We have no idea what human beings are capable of.

Look at this chart showing the population growth over the past 200 years. In just two centuries, we went from 1 to 7 billion inhabitants without any planning. The UN estimates that around 385,000 babies are born each day around the world (140 million a year). This is like adding a large-sized country to the planet every year. Yet there are no news crews filming these births, and so we do not stop to think about the aspirations of these newborns, or wonder how they will shape the future of humanity.

Instead the news focuses our attention on prehistorical concepts like the health of the market, Darwinism, wars, oil prices, critical race theory, and class struggle. If we could stop for a minute, and put aside our theories, our policies, our laws, and all these abstract concepts that are million years away from human experience, we might instead reflect on this incredible development of the past two hundred years.

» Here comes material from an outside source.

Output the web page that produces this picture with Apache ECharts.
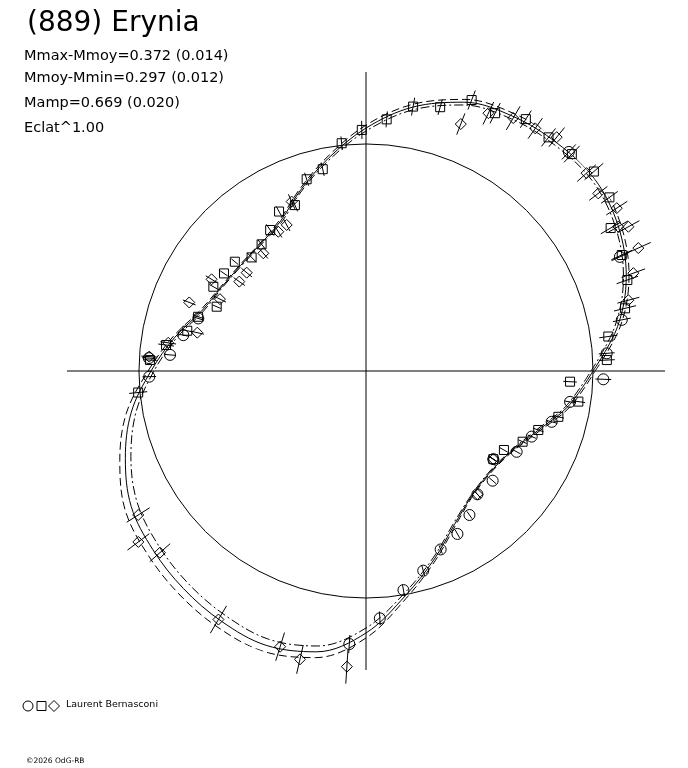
<!DOCTYPE html>
<html>
<head>
<meta charset="utf-8">
<script src="https://cdn.jsdelivr.net/npm/echarts@6/dist/echarts.min.js"></script>
<style>
  html, body { margin: 0; padding: 0; background: #fff; }
  #chart { width: 688px; height: 768px; }
</style>
</head>
<body>
<div id="chart"></div>
<script>
// phase grid in degrees, fitted relative flux (1 = mean circle)
var gridAngle = [0, 10, 20, 30, 40, 50, 60, 70, 80, 90, 100, 110, 120, 130, 140, 150, 160, 170, 180,
  190, 200, 210, 220, 230, 240, 250, 260, 270, 280, 290, 300, 310, 320, 330, 340, 350, 360];
var fitSolid = [1.000, 1.125, 1.220, 1.282, 1.315, 1.310, 1.295, 1.260, 1.180, 1.070, 0.952, 0.846, 0.758,
  0.727, 0.722, 0.736, 0.771, 0.855, 0.947, 1.050, 1.128, 1.194, 1.225, 1.251, 1.273, 1.286, 1.256,
  1.154, 1.004, 0.881, 0.780, 0.722, 0.705, 0.727, 0.793, 0.903, 1.000];
var fitDashed = [1.009, 1.138, 1.233, 1.295, 1.328, 1.323, 1.308, 1.273, 1.193, 1.083, 0.961, 0.853, 0.765,
  0.731, 0.726, 0.740, 0.778, 0.864, 0.960, 1.072, 1.154, 1.225, 1.256, 1.282, 1.304, 1.315, 1.282,
  1.176, 1.017, 0.890, 0.787, 0.726, 0.709, 0.731, 0.800, 0.912, 1.009];
var fitDashDot = [0.991, 1.112, 1.207, 1.269, 1.302, 1.297, 1.282, 1.247, 1.167, 1.057, 0.943, 0.839, 0.751,
  0.723, 0.718, 0.732, 0.764, 0.846, 0.934, 1.028, 1.102, 1.163, 1.194, 1.220, 1.242, 1.257, 1.230,
  1.132, 0.991, 0.872, 0.773, 0.718, 0.701, 0.723, 0.786, 0.894, 0.991];

// observations: squares
var sqPhase = [96.1, 91.0, 85.3, 79.9, 74.3, 68.7, 63.4, 57.6, 52.0, 46.5, 41.2, 35.5, 30.3, 24.4, 19.2,
  13.6, 8.1, 2.6, 357.0, 351.8, 346.6, 341.1, 335.7, 330.2, 325.3, 102.1, 107.2, 113.2, 118.6, 124.2,
  129.5, 135.2, 140.2, 145.5, 151.1, 156.7, 162.1, 167.3, 172.6, 177.1, 185.4];
var sqFlux = [1.009, 1.062, 1.112, 1.183, 1.207, 1.281, 1.270, 1.314, 1.306, 1.317, 1.334, 1.317, 1.248,
  1.237, 1.219, 1.174, 1.078, 1.062, 0.900, 0.945, 0.871, 0.802, 0.757, 0.700, 0.682, 0.909, 0.884,
  0.795, 0.800, 0.751, 0.723, 0.710, 0.752, 0.759, 0.768, 0.716, 0.777, 0.807, 0.888, 0.953, 1.008];
var sqErr = [0.030, 0.040, 0.035, 0.040, 0.035, 0.045, 0.050, 0.045, 0.050, 0.050, 0.055, 0.045, 0.050,
  0.050, 0.050, 0.050, 0.040, 0.035, 0.030, 0.030, 0.025, 0.025, 0.020, 0.020, 0.020, 0.030, 0.030,
  0.030, 0.025, 0.030, 0.025, 0.030, 0.020, 0.020, 0.020, 0.020, 0.025, 0.025, 0.035, 0.030, 0.040];

// circles
var ciPhase = [47.2, 24.2, 11.3, 4.2, 358.0, 351.4, 344.7, 338.4, 331.8, 325.3, 319.1, 312.1, 305.7, 299.3,
  292.7, 286.0, 279.7, 273.2, 266.5, 162.6, 168.9, 175.3, 176.6, 181.5];
var ciFlux = [1.315, 1.226, 1.149, 1.063, 1.046, 0.909, 0.848, 0.785, 0.753, 0.682, 0.738, 0.732, 0.781,
  0.823, 0.852, 0.915, 0.979, 1.091, 1.205, 0.774, 0.820, 0.866, 0.958, 0.955];
var ciErr = [0.045, 0.040, 0.040, 0.035, 0.035, 0.025, 0.025, 0.020, 0.020, 0.020, 0.020, 0.020, 0.020,
  0.020, 0.020, 0.025, 0.025, 0.030, 0.040, 0.025, 0.025, 0.025, 0.030, 0.030];

// diamonds
var diPhase = [69.0, 64.6, 59.8, 55.1, 50.8, 41.9, 37.4, 33.0, 29.8, 28.8, 24.3, 20.1, 15.1, 325.3, 312.1,
  212.3, 216.9, 221.4, 239.3, 252.7, 257.1, 266.3, 113.7, 118.5, 122.2, 131.1, 140.5, 144.8, 149.3,
  153.8, 158.8, 167.2, 171.9, 176.2];
var diFlux = [1.165, 1.257, 1.289, 1.303, 1.329, 1.305, 1.288, 1.317, 1.280, 1.319, 1.316, 1.254, 1.197,
  0.682, 0.732, 1.187, 1.254, 1.210, 1.273, 1.272, 1.303, 1.305, 0.815, 0.732, 0.725, 0.688, 0.681,
  0.683, 0.791, 0.717, 0.835, 0.762, 0.880, 0.957];
var diErr = [0.050, 0.055, 0.060, 0.055, 0.055, 0.055, 0.050, 0.055, 0.050, 0.055, 0.060, 0.055, 0.050,
  0.020, 0.020, 0.060, 0.060, 0.060, 0.070, 0.065, 0.065, 0.075, 0.035, 0.030, 0.030, 0.030, 0.030,
  0.030, 0.030, 0.030, 0.030, 0.030, 0.035, 0.035];

var infoLines = ['Mmax-Mmoy=0.372 (0.014)', 'Mmoy-Mmin=0.297 (0.012)', 'Mamp=0.669 (0.020)', 'Eclat^1.00'];
var infoTops = [49, 71, 96, 121];

var chart = echarts.init(document.getElementById('chart'), null, { renderer: 'canvas' });
var font = 'DejaVu Sans, Liberation Sans, sans-serif';

function fitData(vals) {
  return gridAngle.map(function (a, i) { return [vals[i], a]; });
}
function obsData(phase, flux, err) {
  return phase.map(function (a, i) { return [flux[i], a, err[i]]; });
}

// radial error bar drawn through the polar scales
function errRender(params, api) {
  var r = api.value(0), a = api.value(1), e = api.value(2);
  var p1 = api.coord([r - e, a]);
  var p2 = api.coord([r + e, a]);
  return {
    type: 'line',
    shape: { x1: p1[0], y1: p1[1], x2: p2[0], y2: p2[1] },
    style: { stroke: '#000', lineWidth: 1 }
  };
}

function errSeries(data) {
  return {
    type: 'custom', coordinateSystem: 'polar', clip: false, silent: true,
    encode: { radius: 0, angle: 1 },
    renderItem: errRender, data: data, z: 3
  };
}
function markSeries(data, symbol, size) {
  return {
    type: 'scatter', coordinateSystem: 'polar', clip: false, silent: true,
    symbol: symbol, symbolSize: size,
    itemStyle: { color: 'none', borderColor: '#000', borderWidth: 1, opacity: 1 },
    data: data.map(function (d) { return [d[0], d[1]]; }), z: 4
  };
}
function fitSeries(vals, type) {
  return {
    type: 'line', coordinateSystem: 'polar', clip: false, silent: true,
    symbol: 'none', smooth: 0.35,
    lineStyle: { color: '#000', width: 1, type: type },
    data: fitData(vals), z: 2
  };
}

var sqData = obsData(sqPhase, sqFlux, sqErr);
var ciData = obsData(ciPhase, ciFlux, ciErr);
var diData = obsData(diPhase, diFlux, diErr);

var graphics = [{
  type: 'text', left: 27, top: 10,
  style: { text: '(889) Erynia', font: '28px ' + font, fill: '#000' }
}];
infoLines.forEach(function (t, i) {
  graphics.push({
    type: 'text', left: 24, top: infoTops[i],
    style: { text: t, font: '14.5px ' + font, fill: '#000' }
  });
});
graphics.push(
  { type: 'circle', shape: { cx: 28, cy: 706, r: 5 }, style: { fill: 'none', stroke: '#000', lineWidth: 1 } },
  { type: 'rect', shape: { x: 37, y: 701.5, width: 9, height: 9 }, style: { fill: 'none', stroke: '#000', lineWidth: 1 } },
  { type: 'polygon', shape: { points: [[54, 700.5], [59.5, 706], [54, 711.5], [48.5, 706]] }, style: { fill: 'none', stroke: '#000', lineWidth: 1 } },
  { type: 'text', left: 66, top: 700, style: { text: 'Laurent Bernasconi', font: '9.5px ' + font, fill: '#000' } },
  { type: 'text', left: 26, top: 757, style: { text: '\u00a92026 OdG-RB', font: '7.5px ' + font, fill: '#000' } }
);

var option = {
  animation: false,
  backgroundColor: '#fff',
  polar: { center: [366, 371], radius: 299 },
  angleAxis: {
    type: 'value', min: 0, max: 360, interval: 90,
    startAngle: 0, clockwise: false,
    axisLine: { show: false }, axisTick: { show: false }, axisLabel: { show: false },
    splitLine: { show: true, lineStyle: { color: '#000', width: 1 } }
  },
  radiusAxis: {
    type: 'value', min: 0, max: 1.317, interval: 1,
    axisLine: { show: false }, axisTick: { show: false }, axisLabel: { show: false },
    splitLine: { show: true, lineStyle: { color: ['transparent', '#000', 'transparent'], width: 1 } }
  },
  graphic: graphics,
  series: [
    fitSeries(fitSolid, 'solid'),
    fitSeries(fitDashed, [8, 4]),
    fitSeries(fitDashDot, [9, 3, 2, 3]),
    errSeries(sqData), errSeries(ciData), errSeries(diData),
    markSeries(sqData, 'rect', 9),
    markSeries(ciData, 'circle', 11),
    markSeries(diData, 'diamond', 11)
  ]
};
chart.setOption(option);
</script>
</body>
</html>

What is it that moves the human being forward, that inspires our capacity to create, our desire to transform and shape our own living conditions? Where does this profound intention come from, and where is it going?

Everything has to do with our self-consciousness, our self-wakening, our self-transcendence in our fight to overcome and transform our own conditions (personal, social, natural, physical and spiritual). We are our own limits and therefore we are our own finitude. This humanization process is unstoppable, science and ongoing discoveries push us every day to a new future, transforming our lives and transforming ourselves as human beings.

We are human beings and everything else is just simple theories that will fade out coming tomorrow.